# Hublot MDM real or fake?



## KevinAllan (Apr 19, 2015)

hublot MDM diver - Album on Imgur How does tis look to you guys/gals? I am planning on making a trade to a friend if it is real. pictures in that link..


----------



## Gunnar_917 (Feb 24, 2015)

Looks real, you'd be a fool to let this one go


----------



## KevinAllan (Apr 19, 2015)

Gunnar_917 said:


> Looks real, you'd be a fool to let this one go


 I will be trading my Tag CL1114 and Movado Museum for it.. So I want to be as sure as I can..


----------



## StufflerMike (Mar 23, 2010)

Does not look well kept. Luminous compound kaputt and kind of faded dial.

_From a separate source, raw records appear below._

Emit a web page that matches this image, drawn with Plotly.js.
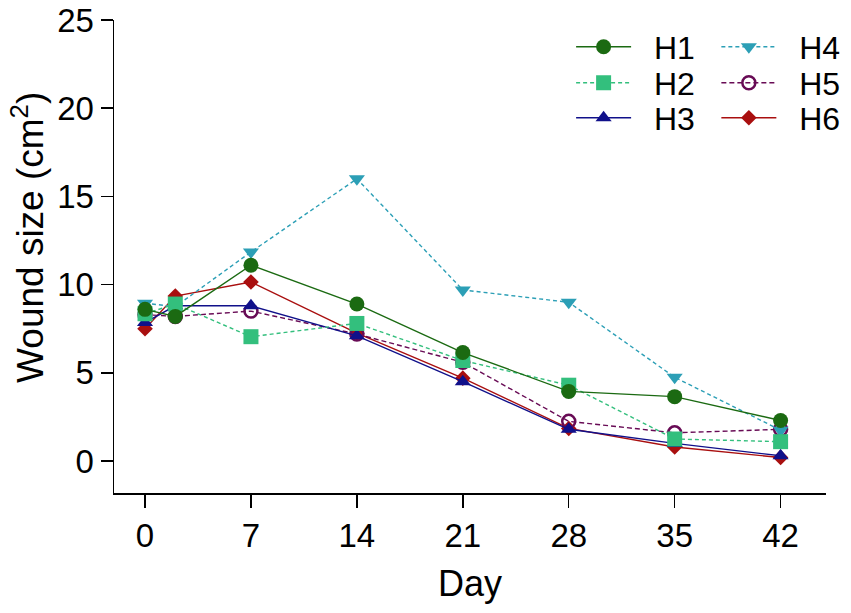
<!DOCTYPE html>
<html>
<head>
<meta charset="utf-8">
<script src="https://cdn.plot.ly/plotly-3.0.1.min.js"></script>
<style>
  html, body { margin: 0; padding: 0; background: #fff; }
  #chart { width: 851px; height: 613px; }
</style>
</head>
<body>
<div id="chart"></div>
<script>
// days of measurement
var days = [0, 2, 7, 14, 21, 28, 35, 42];

// wound size (cm2) per horse
var h1 = [8.6, 8.2, 11.1, 8.9, 6.15, 3.95, 3.65, 2.3];
var h2 = [8.35, 8.9, 7.05, 7.8, 5.7, 4.3, 1.25, 1.1];
var h3 = [7.85, 8.8, 8.8, 7.1, 4.5, 1.8, 1.0, 0.3];
var h4 = [8.95, 8.75, 11.85, 16.0, 9.7, 9.0, 4.75, 1.75];
var h5 = [8.3, 8.2, 8.5, 7.2, 5.6, 2.25, 1.6, 1.8];
var h6 = [7.5, 9.35, 10.15, 7.25, 4.7, 1.85, 0.8, 0.2];

var names = ['H1', 'H2', 'H3', 'H4', 'H5', 'H6'];
var tickVals = [0, 7, 14, 21, 28, 35, 42];
var yTicks = [0, 5, 10, 15, 20, 25];

var FONT = 'Liberation Sans, Arial, sans-serif';
var PAD = '\u00a0\u00a0'; // a bit more room between legend line and label

function series(name, y, color, symbol, size, dash, leg) {
    var open = symbol.indexOf('open') >= 0;
    return {
        x: days, y: y, name: PAD + name,
        type: 'scatter', mode: 'lines+markers',
        line: { color: color, width: 1.4, dash: dash },
        marker: {
            symbol: symbol, size: size, color: color,
            line: { color: color, width: open ? 2.5 : 0 }
        },
        legend: leg
    };
}

// H6 drawn first, H1 last (H1 sits on top in the reference)
var traces = [
    series(names[5], h6, '#a90f0f', 'diamond', 12, 'solid', 'legend6'),
    series(names[4], h5, '#680b55', 'circle-open', 13, '5px,3px', 'legend5'),
    series(names[3], h4, '#2c9fb6', 'triangle-down', 14, '4px,3px', 'legend4'),
    series(names[2], h3, '#10108a', 'triangle-up', 14, 'solid', 'legend3'),
    series(names[1], h2, '#33bf7d', 'square', 15, '4px,3px', 'legend2'),
    series(names[0], h1, '#1b6a12', 'circle', 15, 'solid', 'legend')
];

// one small legend per entry so each row sits where the reference has it
function leg(x, y) {
    return {
        font: { family: FONT, size: 32, color: '#000' },
        bgcolor: 'rgba(0,0,0,0)', borderwidth: 0,
        xanchor: 'left', yanchor: 'middle', x: x, y: y,
        itemwidth: 55, tracegroupgap: 0
    };
}

var layout = {
    width: 851, height: 613,
    margin: { l: 114, r: 25, t: 20, b: 120, autoexpand: false },
    paper_bgcolor: '#fff', plot_bgcolor: '#fff',
    font: { family: FONT, size: 33, color: '#000' },
    showlegend: true,
    legend: leg(0.642, 0.943),
    legend2: leg(0.642, 0.867),
    legend3: leg(0.642, 0.793),
    legend4: leg(0.846, 0.943),
    legend5: leg(0.846, 0.867),
    legend6: leg(0.846, 0.793),
    xaxis: {
        range: [-2.05, 45], tickvals: tickVals, ticktext: tickVals.map(String),
        showgrid: false, zeroline: false, showline: true, linecolor: '#000', linewidth: 1.5,
        ticks: 'outside', ticklen: 13, tickwidth: 1.5, tickcolor: '#000',
        tickfont: { family: FONT, size: 33 },
        title: { text: 'Day', font: { family: FONT, size: 36 }, standoff: 17 }
    },
    yaxis: {
        range: [-1.81, 25], tickvals: yTicks,
        showgrid: false, zeroline: false, showline: true, linecolor: '#000', linewidth: 1.5,
        ticks: 'outside', ticklen: 12, tickwidth: 1.5, tickcolor: '#000',
        tickfont: { family: FONT, size: 33 }
    },
    // y title sits a little above the axis middle in the reference, so place it by hand
    annotations: [{
        text: 'Wound size (cm<sup>2</sup>)', textangle: -90,
        xref: 'paper', yref: 'paper', x: -0.121, y: 0.541,
        xanchor: 'center', yanchor: 'middle', showarrow: false,
        font: { family: FONT, size: 37, color: '#000' }
    }]
};

Plotly.newPlot('chart', traces, layout, { displayModeBar: false, staticPlot: true });
</script>
</body>
</html>
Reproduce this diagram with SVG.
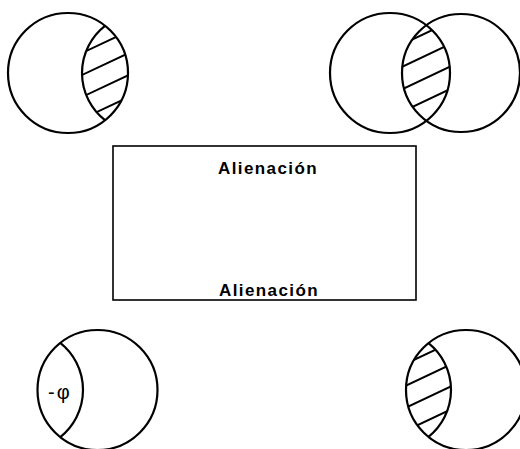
<svg xmlns="http://www.w3.org/2000/svg" width="520" height="449" viewBox="0 0 520 449">
<style>
.c{fill:none;stroke:#000;stroke-width:2.2}
.h{fill:none;stroke:#000;stroke-width:2}
.t{font-family:"Liberation Sans",Arial,sans-serif;font-weight:bold;font-size:17px;letter-spacing:1.4px;fill:#000}
.p{font-family:"Liberation Sans",Arial,sans-serif;font-size:20px;letter-spacing:2px;fill:#000}
</style>
<defs>
<clipPath id="tlA"><circle cx="68" cy="73" r="60"/></clipPath>
<clipPath id="tlB"><circle cx="142" cy="73" r="60"/></clipPath>
<clipPath id="trA"><circle cx="390" cy="73" r="60"/></clipPath>
<clipPath id="trB"><circle cx="461" cy="73" r="59"/></clipPath>
<clipPath id="brA"><circle cx="466" cy="390" r="60"/></clipPath>
<clipPath id="brB"><circle cx="391" cy="390" r="60"/></clipPath>
</defs>
<g id="top-left">
<circle class="c" cx="68" cy="73" r="60"/>
<path class="c" d="M105,120.23 A60,60 0 0,1 105,25.77"/>
<g clip-path="url(#tlA)"><g clip-path="url(#tlB)">
<path class="h" d="M65,61 L145,23.4 M65,83 L145,45.4 M65,105 L145,67.4 M65,127 L145,89.4"/>
</g></g>
</g>
<g id="top-right">
<circle class="c" cx="390" cy="73" r="60"/>
<circle class="c" cx="461" cy="73" r="59"/>
<g clip-path="url(#trA)"><g clip-path="url(#trB)">
<path class="h" d="M386,51.8 L466,14.2 M386,74.3 L466,36.7 M386,96.8 L466,59.2 M386,119.3 L466,81.7"/>
</g></g>
</g>
<g id="center-box">
<rect x="113" y="146" width="303" height="154" fill="none" stroke="#000" stroke-width="1.6"/>
<text class="t" x="218" y="174">Alienación</text>
<text class="t" x="219" y="296">Alienación</text>
</g>
<g id="bottom-left">
<circle class="c" cx="97.5" cy="390" r="60"/>
<path class="c" d="M60.25,342.96 A60,60 0 0,1 60.25,437.04"/>
<text class="p" x="48" y="399">-φ</text>
</g>
<g id="bottom-right">
<circle class="c" cx="466" cy="390" r="60"/>
<path class="c" d="M428.5,343.16 A60,60 0 0,1 428.5,436.84"/>
<g clip-path="url(#brA)"><g clip-path="url(#brB)">
<path class="h" d="M388.5,371.8 L468.5,334.2 M388.5,393.8 L468.5,356.2 M388.5,415.8 L468.5,378.2 M388.5,438.8 L468.5,401.2"/>
</g></g>
</g>
<g id="connectors"/>
</svg>
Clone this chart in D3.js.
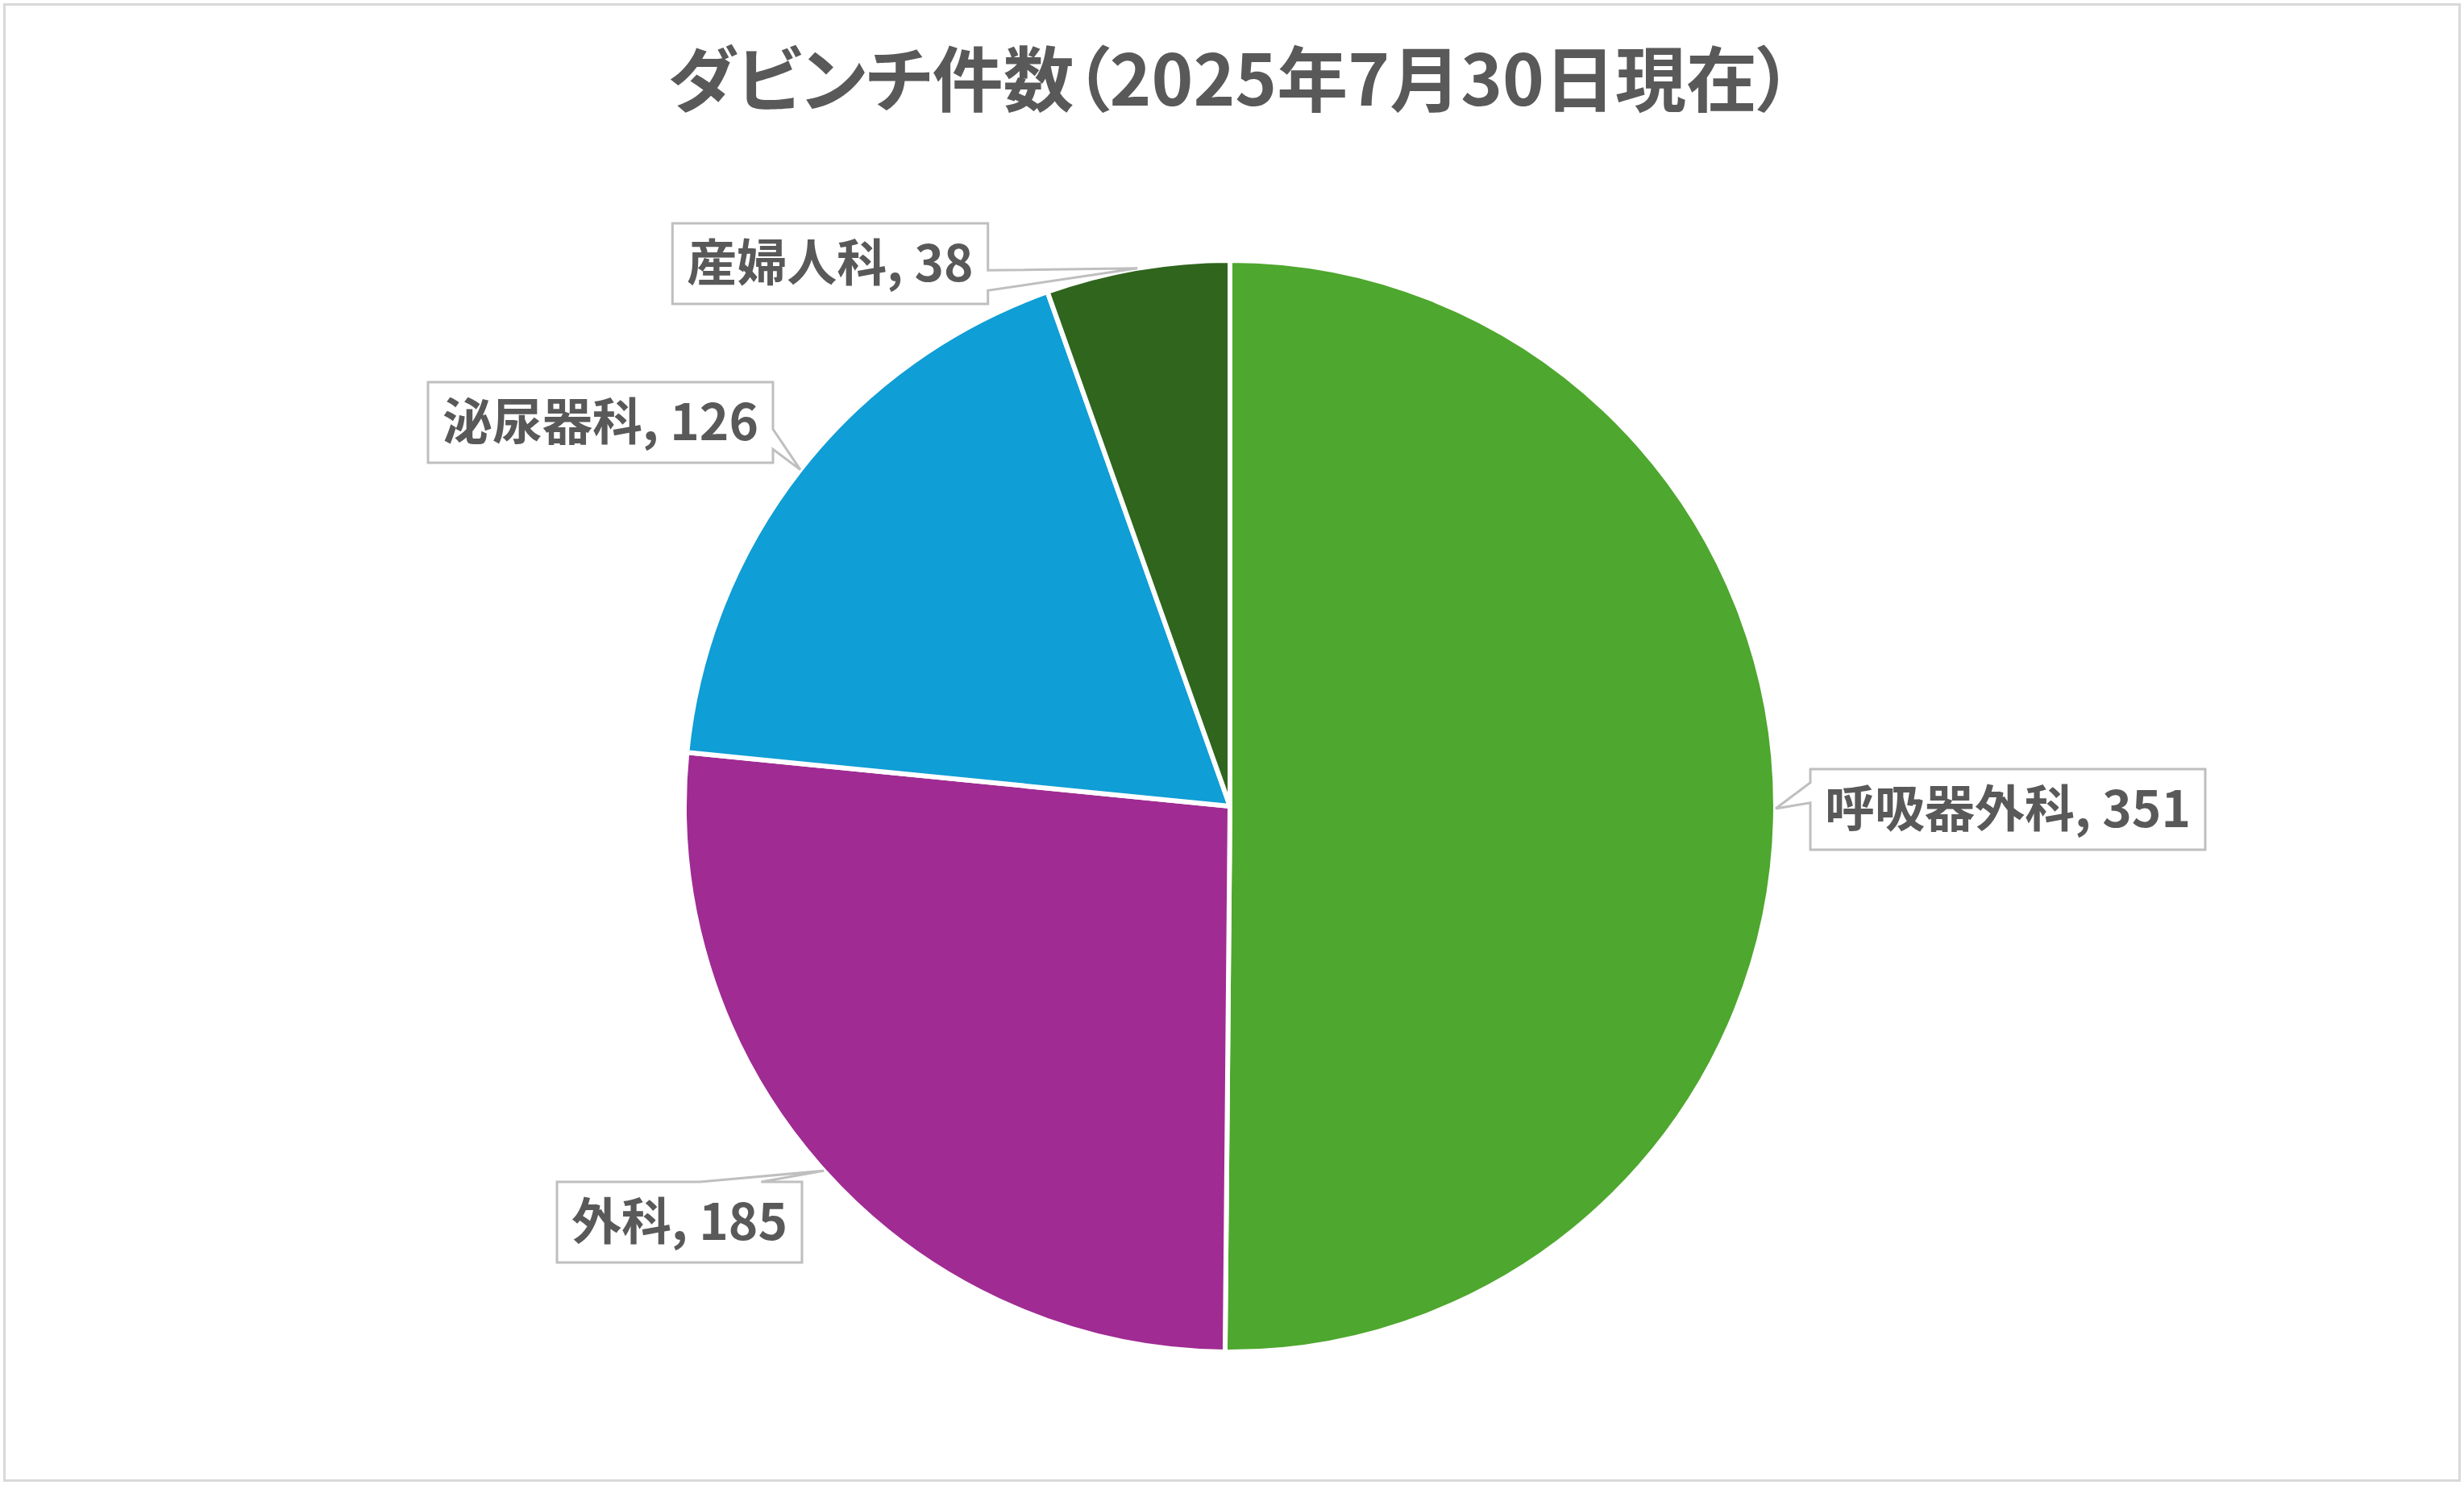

Not sure I would do the trade, Got a quote for a complete overhaul ?


----------



## sam.lashof (Oct 20, 2014)

If you didn't go for this over a TAG and a Movado you are bananas.


----------



## HOROLOGIST007 (Apr 27, 2013)

Personaly, I would not trade a bunch of bananas for this, should dial not have MDM, GENEVE at '6' oclock

Can you find and post a genuine piece with same dial and hands as yours
I looked here:
https://www.google.com/search?q=HUB...2F;640;480&usg=__5ROzpQXbeZtRstrB18w0pdTWSj0=

Even your bezel, lumed pearl at 12 looks bad


----------



## sam.lashof (Oct 20, 2014)

The man has a point. It should also say "Swiss Made" or "Automatic Swiss Made" in little letters at 6. Dial not original and in this condition - Not worth the cost of a banana split.


----------



## JuanPablo046 (Jan 18, 2015)

Doesn't look real. I have a 1810.1 and it still has the vanilla scent on the rubber. Does that one has it?


----------



## HOROLOGIST007 (Apr 27, 2013)

JuanPablo046 said:


> Doesn't look real. I have a 1810.1 and it still has the vanilla scent on the rubber. Does that one has it?


yes it DEFINATELY does, then it must be genuine, thanks.


----------



## Micky (Jun 3, 2014)

My 15$ infantry-watches came with vanilla rubber straps.


----------